Tanto più che, a trivellare le menti assiepate nelle curve degli stadi, non sappiamo cosa ne verrebbe fuori: Bisogno di appartenenza?
Voglia di lasciare tracce nell’acqua dell’esistenza?
O semplice dipendenza da pusher e presidenti, in vena di disporre di milizie personali a protezione dei propri affari?
O chissà cos’altro.
Per sfuggire al malumore suscitato da questi enigmatici, oltreché sgarbati, compatrioti, ieri abbiamo deciso di spegnere la tv (alla faccia della Nazionale) e siamo andati al cinema per ‘Torneranno i Prati’ di Olmi, del quale la sera prima a cena ben tre amici su tre ci avevano detto meraviglie.
Così abbiamo vinto la nostra naturale resistenza verso i racconti “buoni” (seguiamo Cesare Borgia ed Enrico VIII, oltre che amare Sergio Leone e Quentin Tarantino) e ci siamo affrettati in una saletta non grande, ma accettabilmente popolata di pubblico (non eravamo tantissimi, ma molti di più che quattro gatti).
E ci siamo trovati con un film fotografico, in quasi bianco nero, che ci parlava dell’”inutile strage” (come la bollò il Papa di allora, Benedetto XV) della guerra del ’14-’18, con gli uomini nelle trappole delle trincee, col sentimento (Ungaretti) delle foglie d’autunno che sanno di dover cadere.
Nobile il film, fredda la nostra risposta, perché ci sembrava di averlo già visto e non ci restava che apprezzare, per quanto ne capiamo, i meriti dell’Olmi regista, la accuratezza evocativa dei dettagli, la asciuttezza nel rendere la condizione di quei nonni e bisnonni nostri.
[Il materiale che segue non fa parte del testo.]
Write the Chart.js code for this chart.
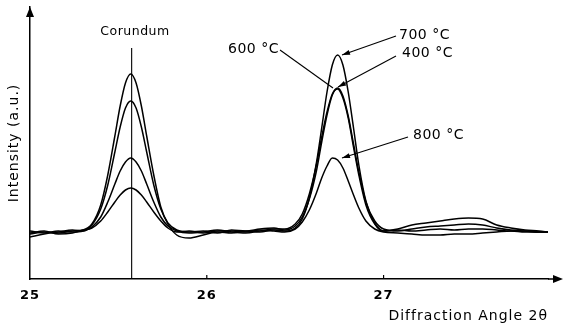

A modo suo un film che cerca di fare a meno della passione e della commozione da sceneggiatura per proporsi piuttosto come documento.
Qui ci pareva di intravederne il maggior pregio, ma naturalmente parliamo per noi.
Però tutto ci aspettavamo tranne che, all’indomani, scoprire che, passioni o non passioni, il film si sta facendo la sua strada sugli schermi cinematografici della stagione, avendo già staccato in un paio di settimane 127mila biglietti, pochi rispetto ai film bim bum bam e ah ah ah che vanno per la maggiore, ma tutt’altro che pochi in assoluto e con un dettaglio interessante: la prima settimana Olmi era proiettato su 106 schermi; alla seconda gli schermi sono diventati 136.
Segno che i programmatori avevano percepito, sentendo le reazioni del pubblico alla prima uscita, che gli spettatori sarebbero potuti aumentare.
Ed è avvenuto. Un piccolo fenomeno, che col cinema talvolta capita (e il successo del Leopardi, ci dicono gli esperti, gli ha fatto da battistrada).
Ma la domanda è: come fanno a convivere nello stesso paese, separati in Patria, quelli che giocano alla guerra nelle curve Nord e Sud e gli altri che, zitti zitti, si infilano a contemplare la guerra in quanto assurdità totale?
E che usciti dalla proiezione suggeriscono ad amici e sodali di provare la stessa esperienza pagando 8 euro a testa (il prezzo del biglietto, almeno a Roma)? E che, oltretutto, hanno amici che lo fanno.
Per adesso queste due tribù si stanno ignorando o, meglio, frequentano luoghi e praticano consumi diversi, non sono in competizione su nulla.
Ma la crisi sociale, le tante Tor Sapienza in crisi, l’opposto atteggiamento verso gli immigrati, la diversità del capitale culturale e delle fonti di reddito, potrebbero portarle faccia a faccia. Cosa succederebbe in questo caso?
Tanto per capire, capitasse mai quell’occasione, se la guerra è davvero l’assurdo che mostra Olmi. O è invece la regola, e non la minore, della coesistenza.